Every few months all the tech blogs brag about a new thing that will replace designers. But we designers are still here. Why is it that technology has proven unable to replace us? The answer is simple and has everything to do with our history.

Every few months all the tech blogs brag about a new thing that will replace designers.

  • WYSIWYG tools
  • Algorithm-driven design software
  • Minimalism, Brutalism, and Flat Design

But we designers are still here.

Because the truth is that you can give people the most automagical design tools possible, structure it for them so that it seems foolproof, and they will still mess it up. (No offense, but it’s true.)

Most non-designers believe that design is something you can learn by reading a book and create if you have the right tools. These same people wonder why they are unable to match the results of experienced designers after reading the same books and using the same tools. They go searching for that secret that the best designers know, and, often, end up writing off designers’ abilities as something to do with innate creative potential.

The secret behind the enviable work of the best designers is simply this: skill.

Design is a trade and craft. It takes practice. Knowledge and tools cannot replace this.

This is also why technology cannot replace creative competency. Instead, creativity drives new technology.

If WYSIWYG software replaces designers, we will be creating that design software.

If pushing pixels in Photoshop gets replaced by some new algorithm-driven software tool, designers will be creating the algorithm parameters.

Adapting to new constraints and environments is what designers do. That is why we aren’t being replaced. We are only evolving.

And we have done it before.

Just as we did when the printing press forced scribes to become printers and movable type designers, or when ‘desktop publishing’ forced paper-cutting-and-pasting graphic designers to go digital.

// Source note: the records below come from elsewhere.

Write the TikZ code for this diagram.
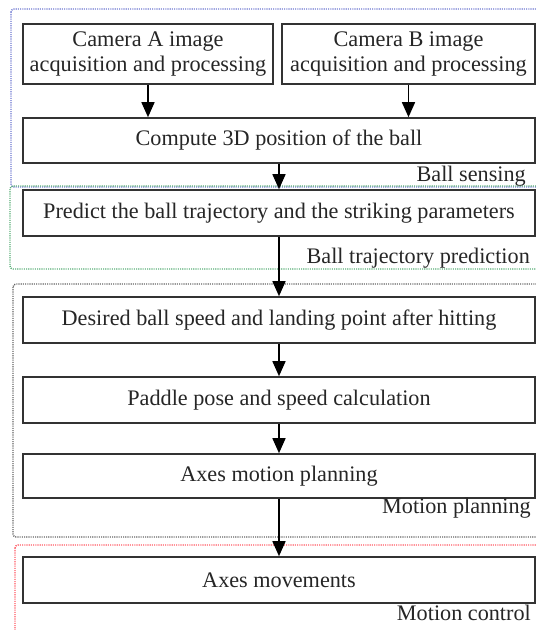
\documentclass[tikz,border=0pt]{standalone}
\usepackage{fontspec}
\setmainfont{Liberation Serif}
\usetikzlibrary{arrows.meta}
\definecolor{fblue}{RGB}{110,120,210}
\definecolor{fgreen}{RGB}{90,175,120}
\definecolor{fgray}{RGB}{100,100,100}
\definecolor{fred}{RGB}{255,90,100}
\begin{document}
\begin{tikzpicture}[x=1pt,y=-1pt,
  box/.style={draw=black!80,line width=1.6pt,fill=white,inner sep=0pt,align=center,
    font=\fontsize{22.2}{26}\selectfont,text=black!85},
  cam/.style={box,font=\fontsize{22.3}{25.5}\selectfont},
  arr/.style={draw=black,line width=1.5pt,-{Triangle[length=15pt,width=13pt]}},
  frame/.style={line width=1.4pt,dash pattern=on 1.1pt off 1.1pt,rounded corners=3pt},
  lbl/.style={anchor=base east,inner sep=0pt,font=\fontsize{22.2}{26}\selectfont,text=black!85}]
\useasboundingbox (0,0) rectangle (536,630);
\clip (0,0) rectangle (536,630);
\fill[white] (0,0) rectangle (536,630);
% frames
\draw[frame,fblue] (11,9) rectangle (560,187);
\draw[frame,fgreen] (10,186) rectangle (560,269);
\draw[frame,fgray] (13,284) rectangle (560,537);
\draw[frame,fred] (15,545) rectangle (560,660);
% boxes
\node[cam,minimum width=250,minimum height=60] (camA) at (148,54) {Camera A image\\acquisition and processing};
\node[cam,minimum width=253,minimum height=60] (camB) at (408.5,54) {Camera B image\\acquisition and processing};
\node[box,minimum width=512,minimum height=45] (comp) at (279,140.5) {Compute 3D position of the ball};
\node[box,minimum width=512,minimum height=46] (pred) at (279,213) {Predict the ball trajectory and the striking parameters};
\node[box,minimum width=512,minimum height=46] (des) at (279,320) {Desired ball speed and landing point after hitting};
\node[box,minimum width=512,minimum height=46] (pad) at (279,400) {Paddle pose and speed calculation};
\node[box,minimum width=512,minimum height=44] (axp) at (279,476) {Axes motion planning};
\node[box,minimum width=512,minimum height=46] (axm) at (279,580) {Axes movements};
% labels
\node[lbl] (l1) at (526,181) {Ball sensing};
\node[lbl] (l2) at (530,263) {Ball trajectory prediction};
\node[lbl] (l3) at (531,513) {Motion planning};
\node[lbl] (l4) at (531,620) {Motion control};
% arrows
\draw[arr] (camA.south) -- (camA.south |- comp.north);
\draw[arr] (camB.south) -- (camB.south |- comp.north);
\draw[arr] (comp.south) -- (pred.north);
\draw[arr] (pred.south) -- (des.north);
\draw[arr] (des.south) -- (pad.north);
\draw[arr] (pad.south) -- (axp.north);
\draw[arr] (axp.south) -- (axm.north);
\end{tikzpicture}
\end{document}
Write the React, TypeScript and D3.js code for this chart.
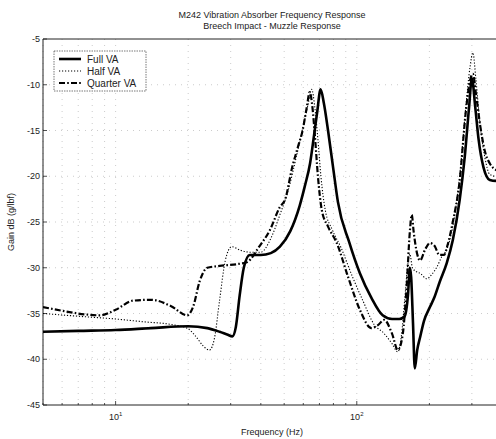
import React from "react";
import * as d3 from "d3";

const fullFreq = [5, 7, 10, 14, 20, 24, 27, 29, 30.5, 31.5, 32.7, 34, 36, 40, 44, 48, 53, 58, 61, 64, 66.5, 68.5, 70.8, 73, 76, 80, 83.5, 93, 103, 115, 128, 140, 150, 158, 163, 166, 168, 171, 174, 178, 183, 190, 201, 210, 221, 236, 250, 267, 280, 292, 300, 310, 320, 335, 356, 377, 400];
const fullGain = [-37, -36.9, -36.8, -36.6, -36.4, -36.6, -37, -37.3, -37.5, -36.5, -33, -30, -28.6, -28.6, -28.4, -27.7, -26, -23.2, -21, -18.6, -15.5, -13, -10.5, -12, -15, -19.3, -22.8, -27.2, -30.6, -33.3, -35.2, -35.6, -35.6, -35.3, -33, -30, -31, -36, -41, -39, -37.6, -35.8, -34.3, -33.2, -31.5, -29.5, -27, -22.6, -18, -12.5, -9.3, -12.5, -16, -19, -20.4, -20.5, -20.2];

const halfFreq = [5, 7, 10, 13, 17, 19.8, 21.5, 23, 24.5, 25.7, 27, 28.5, 30.3, 33, 36, 40, 44, 48, 52, 56, 60, 63, 65, 67, 69, 71, 74, 79, 86, 96, 106, 118, 130, 140, 148, 153, 158, 163, 166, 170, 176, 183, 195, 205, 215, 225, 236, 250, 267, 283, 295, 303, 312, 325, 340, 356, 377, 400];
const halfGain = [-35, -35.3, -35.6, -35.9, -36.2, -36.6, -37.5, -38.5, -39, -37.7, -33.5, -29.2, -27.7, -28.1, -28.3, -28.3, -26.8, -24.2, -21.5, -18, -14.5, -12, -10.5, -12.5, -16, -20, -23.7, -25.8, -27.8, -31, -33.6, -36.2, -37.2, -38.3, -39.2, -37.5, -33.5, -29.5, -28.5, -30, -30.4, -30.6, -31.2, -30.7, -29.9, -28.8, -28, -25.5, -20, -12.5, -8, -6.5, -9.5, -14.5, -18, -19.8, -20, -19.8];

const quarterFreq = [5, 6, 7.5, 8.6, 10, 11.8, 14, 17, 19.8, 21, 22.3, 24, 27, 32, 35, 39.6, 43.6, 47.9, 50.5, 54, 57, 59.6, 62, 63.8, 65.5, 67, 69, 71.6, 76, 82.6, 92, 103, 115, 122, 130, 140, 148, 155, 161, 166, 169, 172, 178, 183, 192, 201, 210, 220, 230, 238, 250, 267, 283, 295, 303, 312, 325, 340, 356, 377, 400];
const quarterGain = [-34.3, -34.7, -35.1, -35.2, -34.6, -33.6, -33.5, -34.2, -35.2, -34.2, -31.5, -30, -29.8, -29.6, -29.4, -27.6, -25.9, -23.4, -22.5, -19, -16.8, -15, -12.5, -10.8, -12.5, -15.5, -20, -23.7, -25.5, -27.3, -31, -34.6, -36.6, -36.3, -35.7, -37.2, -39, -37.3, -32, -26, -24.2, -26, -28.5, -29.2, -28, -27.3, -27.6, -28.6, -28.6, -27.5, -25, -20.5, -13, -9.5, -8.8, -11, -14.5, -17.3, -18.6, -19.3, -19.5];

const yTicks = [-5, -10, -15, -20, -25, -30, -35, -40, -45];
const xMajor = [10, 100];
const legendLabels = ["Full VA", "Half VA", "Quarter VA"];

const W = 496, H = 439;
const L = 43, R = 502, T = 39, B = 405;
const FONT = "'Liberation Sans', Arial, sans-serif";

export default function App() {
  const x = d3.scaleLog().domain([5, 400]).range([L, R]);
  const y = d3.scaleLinear().domain([-45, -5]).range([B, T]);

  const minor: number[] = [];
  [1, 10, 100].forEach((d) => {
    for (let k = 1; k <= 9; k++) {
      const v = d * k;
      if (v >= 5 && v <= 400) minor.push(v);
    }
  });

  const mk = (fs: number[], gs: number[]) =>
    d3.line<number>().x((_, i) => x(fs[i])).y((g) => y(g)).curve(d3.curveMonotoneX)(gs) || "";

  const series = [
    { d: mk(fullFreq, fullGain), w: 2.6, dash: undefined as string | undefined },
    { d: mk(halfFreq, halfGain), w: 1.1, dash: "1.2,1.8" },
    { d: mk(quarterFreq, quarterGain), w: 2.2, dash: "6,2.2,1.6,2.2" },
  ];

  return (
    <svg width={W} height={H} style={{ position: "absolute", left: 0, top: 0, background: "#fff" }}>
      <defs>
        <clipPath id="plot">
          <rect x={L} y={T} width={R - L} height={B - T} />
        </clipPath>
      </defs>
      <rect x={0} y={0} width={W} height={H} fill="#fff" />
      {/* grid */}
      {minor.map((v) => (
        <line key={"gx" + v} x1={x(v)} x2={x(v)} y1={T} y2={B} stroke="#aaa" strokeWidth={0.6} strokeDasharray="1,5" />
      ))}
      {yTicks.slice(1, -1).map((v) => (
        <line key={"gy" + v} x1={L} x2={R} y1={y(v)} y2={y(v)} stroke="#aaa" strokeWidth={0.6} strokeDasharray="1,5" />
      ))}
      {/* axes frame */}
      <line x1={L} x2={R} y1={T} y2={T} stroke="#222" strokeWidth={1} />
      <line x1={L} x2={R} y1={B} y2={B} stroke="#222" strokeWidth={1} />
      <line x1={L} x2={L} y1={T} y2={B} stroke="#222" strokeWidth={1} />
      {yTicks.map((v) => (
        <g key={"yt" + v}>
          <line x1={L} x2={L + 4} y1={y(v)} y2={y(v)} stroke="#222" strokeWidth={0.8} />
          <text x={L - 3} y={y(v) + 3} fontSize={9} fontFamily={FONT} textAnchor="end" fill="#222">{v}</text>
        </g>
      ))}
      {minor.map((v) => (
        <line key={"xt" + v} x1={x(v)} x2={x(v)} y1={B} y2={B - (xMajor.includes(v) ? 4 : 2)} stroke="#222" strokeWidth={0.8} />
      ))}
      {xMajor.map((v, i) => (
        <text key={"xl" + v} x={x(v)} y={B + 15} fontSize={9} fontFamily={FONT} textAnchor="middle" fill="#222">
          10<tspan dy={-4} fontSize={6}>{i + 1}</tspan>
        </text>
      ))}
      {/* series */}
      <g clipPath="url(#plot)">
        {series.map((s, i) => (
          <path key={i} d={s.d} fill="none" stroke="#000" strokeWidth={s.w} strokeDasharray={s.dash} strokeLinejoin="round" />
        ))}
      </g>
      {/* legend */}
      <rect x={54} y={51} width={92} height={40} fill="#fff" stroke="#555" strokeWidth={0.8} strokeDasharray="1.5,1" />
      {legendLabels.map((lab, i) => {
        const ly = 59 + i * 12;
        const s = series[i];
        return (
          <g key={lab}>
            <line x1={59} x2={81} y1={ly} y2={ly} stroke="#000" strokeWidth={s.w} strokeDasharray={s.dash} />
            <text x={87} y={ly + 3.5} fontSize={10} fontFamily={FONT} fill="#222">{lab}</text>
          </g>
        );
      })}
      {/* titles */}
      <text x={272} y={18} fontSize={9} fontFamily={FONT} textAnchor="middle" fill="#222">M242 Vibration Absorber Frequency Response</text>
      <text x={272} y={29} fontSize={9} fontFamily={FONT} textAnchor="middle" fill="#222">Breech Impact - Muzzle Response</text>
      <text x={272} y={435} fontSize={9} fontFamily={FONT} textAnchor="middle" fill="#222">Frequency (Hz)</text>
      <text transform={`translate(14,222) rotate(-90)`} fontSize={9} fontFamily={FONT} textAnchor="middle" fill="#222">Gain dB (g/lbf)</text>
    </svg>
  );
}
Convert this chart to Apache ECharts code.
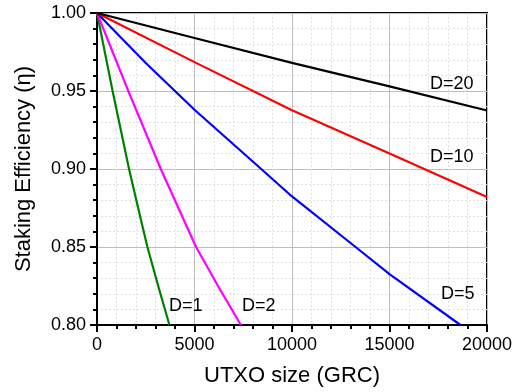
<!DOCTYPE html>
<html>
<head>
<meta charset="utf-8">
<script src="https://cdn.jsdelivr.net/npm/echarts@6/dist/echarts.min.js"></script>
<style>html,body{margin:0;padding:0;background:#fff}#c{width:528px;height:392px}</style>
</head>
<body>
<div id="c"></div>
<script>
// Data: [UTXO size (GRC), staking efficiency]
var seriesNames = ['D=1', 'D=2', 'D=5', 'D=10', 'D=20'];
var d1 = [[0, 1], [800, 0.95], [1643, 0.90], [2110, 0.875], [2585, 0.85], [3150, 0.8245], [3714, 0.80]];
var d2 = [[0, 1], [1640, 0.949], [2173, 0.933], [3271, 0.90], [5080, 0.85], [6250, 0.824], [7380, 0.80]];
var d5 = [[0, 1], [2500, 0.968], [5000, 0.938], [8420, 0.90], [10000, 0.8824], [13260, 0.85], [15000, 0.8326], [18640, 0.80]];
var d10 = [[0, 1], [5000, 0.9685], [10000, 0.9376], [15000, 0.910], [20000, 0.882]];
var d20 = [[0, 1], [5000, 0.984], [10000, 0.968], [15000, 0.953], [20000, 0.9375]];
var xTicks = [0, 5000, 10000, 15000, 20000];
var yTicks = [0.80, 0.85, 0.90, 0.95, 1.00];

var colors = ['#008000', '#ff00ff', '#0000ff', '#ff0000', '#000000'];
var allData = [d1, d2, d5, d10, d20];
var FONT = '"Liberation Sans", Arial, sans-serif';

var chart = echarts.init(document.getElementById('c'), null, {renderer: 'canvas'});
var series = allData.map(function (d, i) {
  return {
    name: seriesNames[i], type: 'line', data: d, showSymbol: false,
    lineStyle: {color: colors[i], width: 2.2, join: 'round'}, itemStyle: {color: colors[i]},
    smooth: false, animation: false, z: 5
  };
});

var labelPos = [[169, 297], [242, 297], [441, 285], [430, 148], [430, 75]];
var graphics = seriesNames.map(function (n, i) {
  return {type: 'text', left: labelPos[i][0], top: labelPos[i][1], z: 10,
    style: {text: n, font: '18px ' + FONT, fill: '#000'}};
});

chart.setOption({
  animation: false,
  backgroundColor: '#fff',
  grid: {left: 97, right: 41, top: 13, bottom: 66, show: true, borderColor: '#000', borderWidth: 2, backgroundColor: 'transparent'},
  xAxis: {
    type: 'value', min: xTicks[0], max: xTicks[xTicks.length - 1], interval: 5000,
    name: 'UTXO size (GRC)', nameLocation: 'middle', nameGap: 40,
    nameTextStyle: {fontSize: 22, fontFamily: FONT, color: '#000'},
    axisLine: {show: true, onZero: false, lineStyle: {color: '#000', width: 2}},
    axisTick: {show: true, length: 7, lineStyle: {color: '#000', width: 2}},
    minorTick: {show: true, splitNumber: 5, length: 4, lineStyle: {color: '#000', width: 2}},
    axisLabel: {fontSize: 18, fontFamily: FONT, color: '#000', margin: 11,
      formatter: function (v) { return String(v); }},
    splitLine: {show: true, lineStyle: {color: '#bdbdbd', width: 1}},
    minorSplitLine: {show: true, lineStyle: {color: '#e2e2e2', width: 1, type: [2, 2]}}
  },
  yAxis: {
    type: 'value', min: yTicks[0], max: yTicks[yTicks.length - 1], interval: 0.05,
    name: 'Staking Efficiency (\u03b7)', nameLocation: 'middle', nameGap: 62,
    nameTextStyle: {fontSize: 22, fontFamily: FONT, color: '#000'},
    axisLine: {show: true, onZero: false, lineStyle: {color: '#000', width: 2}},
    axisTick: {show: true, length: 7, lineStyle: {color: '#000', width: 2}},
    minorTick: {show: true, splitNumber: 5, length: 4, lineStyle: {color: '#000', width: 2}},
    axisLabel: {fontSize: 18, fontFamily: FONT, color: '#000', margin: 11,
      formatter: function (v) { return v.toFixed(2); }},
    splitLine: {show: true, lineStyle: {color: '#bdbdbd', width: 1}},
    minorSplitLine: {show: true, lineStyle: {color: '#e2e2e2', width: 1, type: [2, 2]}}
  },
  series: series,
  graphic: graphics
});
</script>
</body>
</html>
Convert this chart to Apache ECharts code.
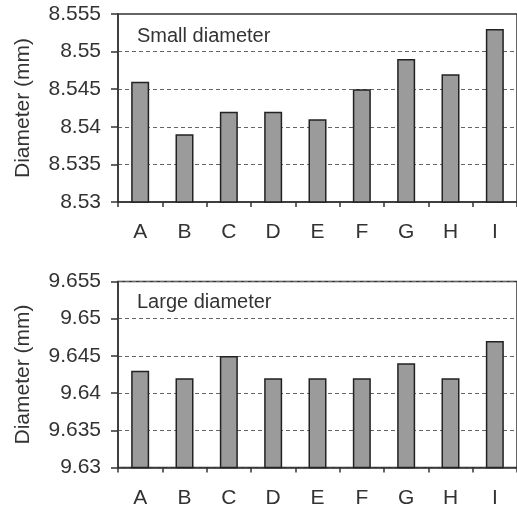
<!DOCTYPE html>
<html><head><meta charset="utf-8">
<script src="https://cdn.jsdelivr.net/npm/echarts@6/dist/echarts.min.js"></script>
<style>html,body{margin:0;padding:0;background:#fff}#c{width:517px;height:512px}</style>
</head><body><div id="c"></div>
<script>
const categories = ['A','B','C','D','E','F','G','H','I'];
const smallDiameter = [8.546, 8.539, 8.542, 8.542, 8.541, 8.545, 8.549, 8.547, 8.553];
const largeDiameter = [9.643, 9.642, 9.645, 9.642, 9.642, 9.642, 9.644, 9.642, 9.647];
const smallAxis = {min: 8.53, max: 8.555, interval: 0.005};
const largeAxis = {min: 9.63, max: 9.655, interval: 0.005};
const panelTitles = ['Small diameter', 'Large diameter'];
const yName = 'Diameter (mm)';

const FONT = 'Liberation Sans, Arial, sans-serif';
const TXT = '#333';
const chart = echarts.init(document.getElementById('c'), null, {renderer: 'canvas'});
const grids = [
  {left: 118, top: 14, height: 188, right: -8},
  {left: 118, top: 281.5, height: 186, right: -8}
];
function xAxis(i) {
  return {
    type: 'category', gridIndex: i, data: categories,
    axisLine: {lineStyle: {color: '#333', width: 1.5}},
    axisTick: {show: true, length: 5, inside: false, lineStyle: {color: '#333', width: 1.5}},
    axisLabel: {color: TXT, fontSize: 21, fontFamily: FONT, margin: 20}
  };
}
function yAxis(i, ax) {
  return {
    type: 'value', gridIndex: i, min: ax.min, max: ax.max, interval: ax.interval,
    name: yName, nameLocation: 'middle', nameGap: 84,
    nameTextStyle: {color: TXT, fontSize: 21, fontFamily: FONT},
    axisLine: {show: true, lineStyle: {color: '#333', width: 1.5}},
    axisTick: {show: true, length: 7, lineStyle: {color: '#333', width: 1.5}},
    axisLabel: {color: TXT, fontSize: 21, fontFamily: FONT, margin: 17,
      formatter: v => String(+v.toFixed(3))},
    splitLine: {show: true, lineStyle: {color: '#666', type: [4, 3], width: 1}}
  };
}
function barSeries(i, data) {
  return {
    type: 'bar', xAxisIndex: i, yAxisIndex: i, data: data, barWidth: 18,
    itemStyle: {color: '#9b9b9b', borderColor: '#222', borderWidth: 1.5},
    silent: true, animation: false
  };
}
chart.setOption({
  animation: false,
  grid: grids.map(g => Object.assign({show: true, borderColor: '#333', borderWidth: 1.5, backgroundColor: 'transparent'}, g)),
  xAxis: [xAxis(0), xAxis(1)],
  yAxis: [yAxis(0, smallAxis), yAxis(1, largeAxis)],
  title: [
    {text: panelTitles[0], left: 137, top: 26, textStyle: {color: TXT, fontSize: 20, fontWeight: 'normal', fontFamily: FONT}, padding: 0},
    {text: panelTitles[1], left: 137, top: 292, textStyle: {color: TXT, fontSize: 20, fontWeight: 'normal', fontFamily: FONT}, padding: 0}
  ],
  series: [barSeries(0, smallDiameter), barSeries(1, largeDiameter)]
});
</script></body></html>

We were scribes, and we still are.

We began as communicators, writers, and doers who made both form and function. We mastered both composition and presentation and elevated the written word to sanctified heights. Our cultures trusted us with the most prized artifacts we had: holy and important texts that we took and transcribed into beautiful works of art.

example of an illuminated text

An example of an illuminated text. Public domain source.

Humans will always communicate. We will always need to elevate and preserve our ideas and culture.

And we will always need scribes.

Designers have been here all along, and we aren’t going anywhere.